『フェミニスト経済学 経済社会をジェンダーでとらえる』

 

フェミニスト経済学 | 有斐閣

したがってフェミニスト経済学者は、欧米の政財界エリート(おもに男性)がスイスの高級リゾート地、ダボスに集まって開催される世界経済フォーラムダボス会議)が、グローバル化新自由主義の勝ち組の価値観で世界経済の課題とジェンダー平等のあり方を議論していることに懐疑的である(Beneria[2003])。

 という有斐閣から出ている本を読んでいました。経済学による「客観的・価値中立的」な、と思われているさまざまな分析について、フェミニズムの立場から批判を加える内容。

 

 「ケア」を本全体のいちばん大きな旗印にしている*1のはちょっと珍しいと思った。「人間の生活には不可欠だが、アンペイドワークとして経済学的な処理の対象にあまりされてこなかった」もの、かつ、……ここまで読み込むと読み込みすぎなのかもしれないけど、「ニーズに対して充足がされる、という形で理論化されるのでそもそも、人々は効用の最大化のために行動を選択する、という経済学の根本的な前提と食い合いが悪い(がこちらも真理のすくなくとも一面をみつけている)」もの、であるので経済学への批判として使うと噛み合いは非常に良い*2というのはわかる。

 ほかにもフェミニズムの視点から経済学を批判するときに使えるルートはいろいろありそうな気もするのだが、個人的に「ケア」というのはけっこう好きなテーマで前提知識も若干持ってたので読んでいて楽しかったです。逆に前提知識少ないと、なんでここで「ケア」の話する?、と思って話が読めなくなるところは多少あるかもしれない。

 

 あくまで「主流派経済学」のこれまでの試みにいかにジェンダー的な視点が欠けていたのかを見る本であって、たとえば、「ジェンダーに関する不平等やその是正策について経済学的手法を使って評価する」といった意味での「フェミニスト経済学」の本ではない。

 経済学というのは特定の価値観がビルトインされた、理論上あるいは実践上不公正な体系なのかもしれないですが、さまざまな主体間でひょっとしたらレイヤの異なるかもしれない各種価値の、分配による公正を議論・実現・評価する際に非常に使えるツールでもある*3と思うんですよね。

 そういう意味で、フェミニスト経済学的な視点で提案されたモデルとか理論とか、政策評価などについて割く部分がもうちょい明示的にあってもいいのかなと思った。

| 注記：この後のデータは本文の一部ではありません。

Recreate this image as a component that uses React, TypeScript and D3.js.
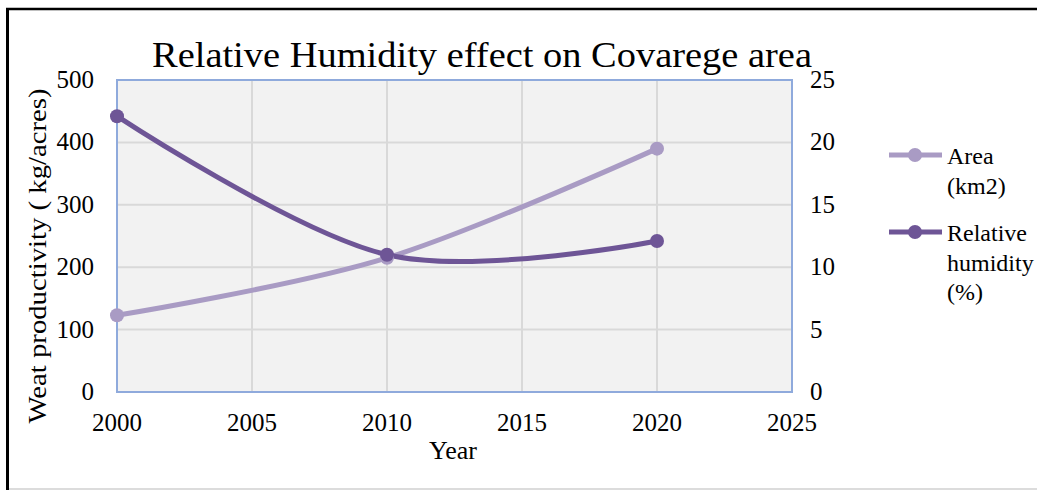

教科書として出している本ですしね。

*1:執筆者と議論対象が異なる各章では、それに応じてどこまで「ケア」を重要視するのかは濃淡あったが。

*2:経済学とはけっこう離れた話になっちゃうんですが、「なぜ家庭内での無償のケア労働は存在するのか? 金銭で評価されないならしなきゃいいものを」という「経済学的な」身もふたもない問いがあると思うのですが、それに対してケアの理論でよく言われる、「ケアというのは自分で選んでやることではなく、ケアを受ける人にニーズが生じたときにいやおうなく周囲が巻き込まれるものなのだ」という定式化がいい返答になる気がするんですよね。

*3:男性主体過ぎてツールにすらならないよ、ということであるのならまあ仕方がないですが。